Digital twin-based simulations were introduced to address these challenges, but they come with their own limitations. These systems are expensive to build, difficult to scale, and often fail to replicate the full fidelity of real sensor behavior—leading to a gap between virtual testing and real-world performance.

LeddarSim Changes the Equation

By combining real-world data with AI-powered reconstruction techniques like neural radiance fields (NeRF) and Gaussian splatting, LeddarSim generates high-fidelity, fully reconfigurable 3D scenes. Developers can simulate complex scenarios with true-to-life detail—without the delays and costs of physical testing.

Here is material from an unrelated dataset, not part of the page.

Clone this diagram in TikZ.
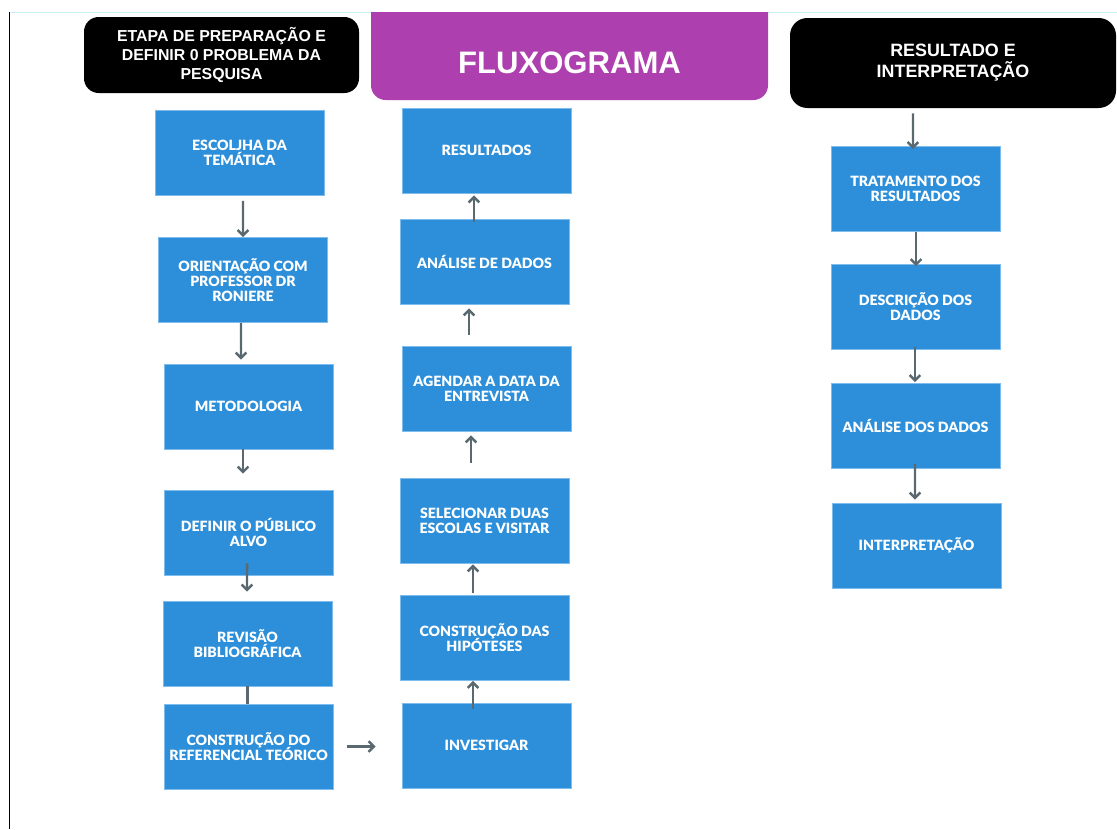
\documentclass[tikz,border=0pt]{standalone}
\usepackage{fontspec}
\setmainfont{Liberation Sans}
\newfontfamily\caixafonte{Lato}[BoldFont={Lato Black}]
\usetikzlibrary{arrows.meta}
\definecolor{caixaazul}{RGB}{45,143,217}
\definecolor{caixaborda}{RGB}{125,188,236}
\definecolor{roxo}{RGB}{174,63,174}
\definecolor{seta}{RGB}{90,105,112}
\definecolor{linhaciano}{RGB}{200,238,245}
\newcommand\caixaletra{\caixafonte\bfseries\fontsize{10.6}{11.2}\selectfont\lineskiplimit=-20pt\relax}

\begin{document}
\begin{tikzpicture}[x=0.75pt,y=-0.75pt,
	caixa/.style={draw=caixaborda, fill=caixaazul, line width=0.6pt, minimum width=126.75pt, minimum height=63.75pt, inner sep=0pt, align=center, text=white, font=\caixaletra},
	cabecalho/.style={fill=black, rounded corners=11pt, inner sep=0pt, align=center, text=white, font=\bfseries},
	flecha/.style={draw=seta, line width=1.8pt, -{Straight Barb[length=4pt,width=8pt]}}]
	\useasboundingbox (0,0) rectangle (1117,829);
	\draw[linhaciano, line width=0.6pt] (9,12) -- (1117,12);
	\draw[black, line width=0.6pt] (9,12) -- (9,829);
	\begin{scope}
		\clip (0,12) rectangle (1117,829);
		\fill[roxo, rounded corners=11pt] (371,-20) rectangle (768,100);
	\end{scope}
	\node[text=white, font=\bfseries\fontsize{23.3}{26}\selectfont] (fluxo) at (569.5,63) {FLUXOGRAMA};
	\node[cabecalho, minimum width=206.25pt, minimum height=57pt, font=\bfseries\fontsize{11.9}{14.25}\selectfont] (cab1) at (221.5,55) {ETAPA DE PREPARAÇÃO E\\DEFINIR 0 PROBLEMA DA\\PESQUISA};
	\node[cabecalho, minimum width=244.5pt, minimum height=67.5pt, rounded corners=13pt, font=\bfseries\fontsize{13.4}{15.75}\selectfont] (cab2) at (953,63) {RESULTADO E\\INTERPRETAÇÃO};

	\node[caixa] (esc) at (239.5,153) {ESCOLJHA DA\\TEMÁTICA};
	\node[caixa] (ori) at (243,280) {ORIENTAÇÃO COM\\PROFESSOR DR\\RONIERE};
	\node[caixa] (met) at (248.5,406.5) {METODOLOGIA};
	\node[caixa] (def) at (248.5,532.5) {DEFINIR O PÚBLICO\\ALVO};
	\node[caixa] (rev) at (247.5,643.5) {REVISÃO\\BIBLIOGRÁFICA};
	\node[caixa] (ref) at (248.5,746.5) {CONSTRUÇÃO DO\\REFERENCIAL TEÓRICO};

	\node[caixa] (inv) at (486.5,745.5) {INVESTIGAR};
	\node[caixa] (hip) at (484.5,638) {CONSTRUÇÃO DAS\\HIPÓTESES};
	\node[caixa] (sel) at (484.5,520.5) {SELECIONAR DUAS\\ESCOLAS E VISITAR};
	\node[caixa] (age) at (486.5,388.5) {AGENDAR A DATA DA\\ENTREVISTA};
	\node[caixa] (ana) at (484.5,261.5) {ANÁLISE DE DADOS};
	\node[caixa] (res) at (486.5,150.5) {RESULTADOS};

	\node[caixa] (tra) at (915.5,189) {TRATAMENTO DOS\\RESULTADOS};
	\node[caixa] (des) at (915.5,307) {DESCRIÇÃO DOS\\DADOS};
	\node[caixa] (and) at (915.5,426) {ANÁLISE DOS DADOS};
	\node[caixa] (int) at (916.5,545.5) {INTERPRETAÇÃO};

	\draw[flecha, shorten <=3.75pt] ([xshift=2.6pt]esc.south) -- (ori.north);
	\draw[flecha, shorten >=3pt] ([xshift=-1.5pt]ori.south) -- ([xshift=-5.6pt]met.north);
	\draw[flecha, shorten >=12pt] ([xshift=-4.1pt]met.south) -- ([xshift=-4.1pt]def.north);
	\draw[flecha, shorten <=-9pt, shorten >=6.75pt] ([xshift=-1.1pt]def.south) -- ([xshift=-0.4pt]rev.north);
	\draw[draw=seta, line width=1.8pt] (rev.south) -- (rev.south |- ref.north);
	\draw[flecha, shorten <=10.5pt, shorten >=19.5pt] (ref.east) -- (ref.east -| inv.west);

	\draw[flecha, shorten <=-5pt] ([xshift=-10.1pt]inv.north) -- ([xshift=-8.6pt]hip.south);
	\draw[flecha, shorten <=1.5pt, shorten >=0.75pt] ([xshift=-8.6pt]hip.north) -- ([xshift=-8.6pt]sel.south);
	\draw[flecha, shorten <=11pt, shorten >=3pt] ([xshift=-10.1pt]sel.north) -- ([xshift=-11.6pt]age.south);
	\draw[flecha, shorten <=8pt, shorten >=3pt] ([xshift=-13.1pt]age.north) -- ([xshift=-11.6pt]ana.south);
	\draw[flecha, shorten <=-2.25pt, shorten >=1.5pt] ([xshift=-7.9pt]ana.north) -- ([xshift=-9.4pt]res.south);

	\draw[flecha, shorten <=3.75pt, shorten >=-2.25pt] ([xshift=-30pt]cab2.south) -- ([xshift=-1.9pt]tra.north);
	\draw[flecha, shorten >=-1.5pt] ([xshift=0.4pt]tra.south) -- ([xshift=0.4pt]des.north);
	\draw[flecha, shorten <=-2.25pt, shorten >=0.75pt] ([xshift=-0.4pt]des.south) -- ([xshift=-0.4pt]and.north);
	\draw[flecha, shorten <=-3.75pt, shorten >=2.25pt] ([xshift=-0.4pt]and.south) -- ([xshift=-1.1pt]int.north);
\end{tikzpicture}
\end{document}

LeddarSim – A simulator for real-world neural reconstruction of driving scenarios

Most ADAS/AD simulators in the market use a synthetic, gaming-kind of environment

  • Modalities with no real multi-modality output
  • Huge gap in validation compared to real-world

LeddarSim utilizes real-world video footage to reconstruct real-world scenarios

  • Simulation comes with multi-modality output
  • Close-to-zero simulation gap in validating

 

Autonomous-driving developers invariably hit a wall at Level 3 (L3) autonomy and above due to three core challenges:

  • Intractable corner cases: The vast number of rare events encountered in routine driving makes exhaustive field validation impossible.

  • Manual data workflows: Hand-crafted data collection and annotation slow down development cycles and drive up costs.

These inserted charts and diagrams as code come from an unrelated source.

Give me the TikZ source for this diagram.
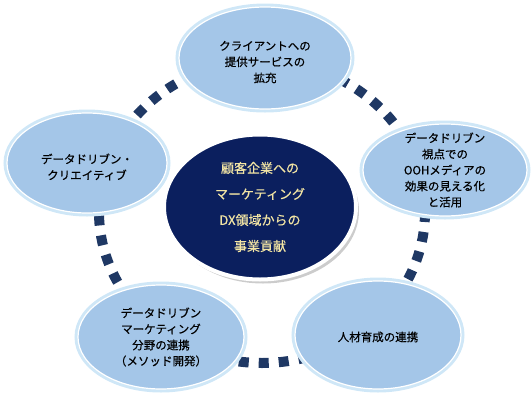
\documentclass[tikz,border=0pt]{standalone}
\usepackage{fontspec}
\setmainfont{Noto Sans CJK JP}
\newfontfamily\petalfont[FakeBold=0.5]{Noto Sans CJK JP}
\usepackage{xcolor}
\usetikzlibrary{shapes.geometric,shadows}

\definecolor{ringblue}{HTML}{1F3864}
\definecolor{corenavy}{HTML}{0B1F5E}
\definecolor{coretext}{HTML}{F2E4A4}
\definecolor{petalfill}{HTML}{A4C6E8}
\definecolor{petalglow}{HTML}{CFE7F7}

\begin{document}
\begin{tikzpicture}[
	x=1pt,y=-1pt,
	petal/.style={
		ellipse,
		draw=white,
		line width=1.2pt,
		fill=petalfill,
		inner sep=0pt,
		preaction={draw=petalglow, line width=7pt}
	},
	petaltext/.style={
		align=center,
		inner sep=0pt,
		text=black,
		font=\petalfont\fontsize{11.5}{16}\selectfont
	},
	core/.style={
		ellipse,
		draw=white,
		line width=4pt,
		fill=corenavy,
		text=coretext,
		align=center,
		font=\petalfont\fontsize{13}{26}\selectfont,
		drop shadow={opacity=0.4, shadow xshift=3pt, shadow yshift=-4pt}
	},
	ringdash/.style={
		draw=ringblue,
		line width=10pt,
		dash pattern=on 10pt off 10pt
	}
	]
	
	\useasboundingbox (0,0) rectangle (531,400);
	
	% dashed ring behind everything
	\coordinate (ring) at (262,212);
	\draw[ringdash] (ring) ellipse [x radius=163, y radius=151];
	
	% centre
	\node[core, minimum width=192, minimum height=145] (business) at (260,207)
	{顧客企業への\\マーケティング\\DX領域からの\\事業貢献};
	
	% outer petals
	\node[petal, minimum width=172, minimum height=102] (client) at (265,58) {};
	\node[petaltext] (client_text) at ([yshift=-4pt]client.center)
	{クライアントへの\\提供サービスの\\拡充};
	
	\node[petal, minimum width=160, minimum height=100] (creative) at (87,163) {};
	\node[petaltext] (creative_text) at ([yshift=-4pt]creative.center)
	{データドリブン・\\クリエイティブ};
	
	\node[petal, minimum width=164, minimum height=92] (ooh) at (445,170) {};
	\node[petaltext] (ooh_text) at (ooh.center)
	{データドリブン\\視点での\\OOHメディアの\\効果の見える化\\と活用};
	
	\node[petal, minimum width=166, minimum height=104] (method) at (161,337) {};
	\node[petaltext] (method_text) at (method.center)
	{データドリブン\\マーケティング\\分野の連携\\（メソッド開発）};
	
	\node[petal, minimum width=166, minimum height=108] (talent) at (378,335) {};
	\node[petaltext] (talent_text) at ([yshift=-2pt]talent.center)
	{人材育成の連携};
	
\end{tikzpicture}
\end{document}
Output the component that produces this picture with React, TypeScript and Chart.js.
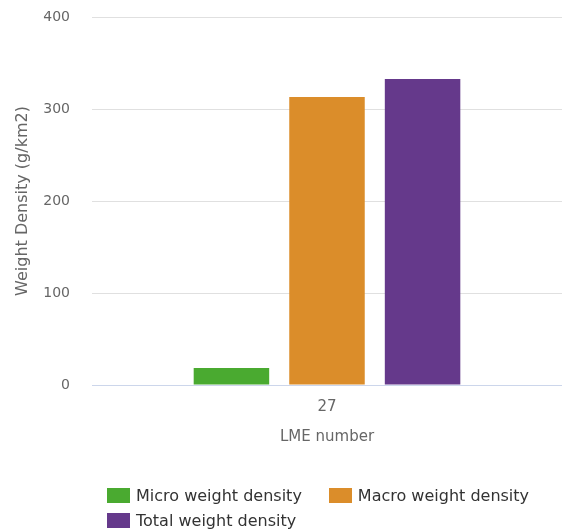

  • Sensor-configuration silos: Datasets tied to specific vehicle sensor setups cannot be generalized or shared across platforms.

LeddarSim delivers a transformative solution:

  • Close-to-zero-simulation gap: Provides end-to-end training and validation in a unified simulated environment, ensuring fidelity to real-world conditions.

  • No 3D environment modeling required: Automatically generates realistic scenarios without the overhead of manual scene reconstruction.

Frequently Asked Questions

What is LeddarSim?
LeddarSim is a next-generation simulation platform that uses AI and neural rendering to reconstruct Sensor-realistic real-world driving scenarios by using real-world data. It enables ADAS and autonomous driving developers to test, validate, and train perception systems with high fidelity and realism.
How does LeddarSim differ from traditional simulators?
LeddarSim reduces the gap between simulation and reality by leveraging neural reconstruction to generate sensor-accurate data outputs for radar, LiDAR, and camera. Unlike synthetic-only tools, it recreates real-world edge cases with unmatched realism and precision.
What types of sensors does LeddarSim support?
LeddarSim provides multi-modal output for LiDAR, radar, and camera sensors, enabling developers to test full sensor fusion stacks across a wide range of scenarios and lighting conditions.
What are the benefits of using LeddarSim?
LeddarSim helps reduce development time and cost by offering millions of configurable test scenarios, rare edge cases, and a near-zero simulation gap. It enables up to 10× savings in data collection and annotation while improving testing coverage and speed.
Who should use LeddarSim?
LeddarSim is built for ADAS/AD developers, OEMs, and Tier 1 suppliers looking to accelerate perception system development, validation, and deployment with greater realism and cost-efficiency.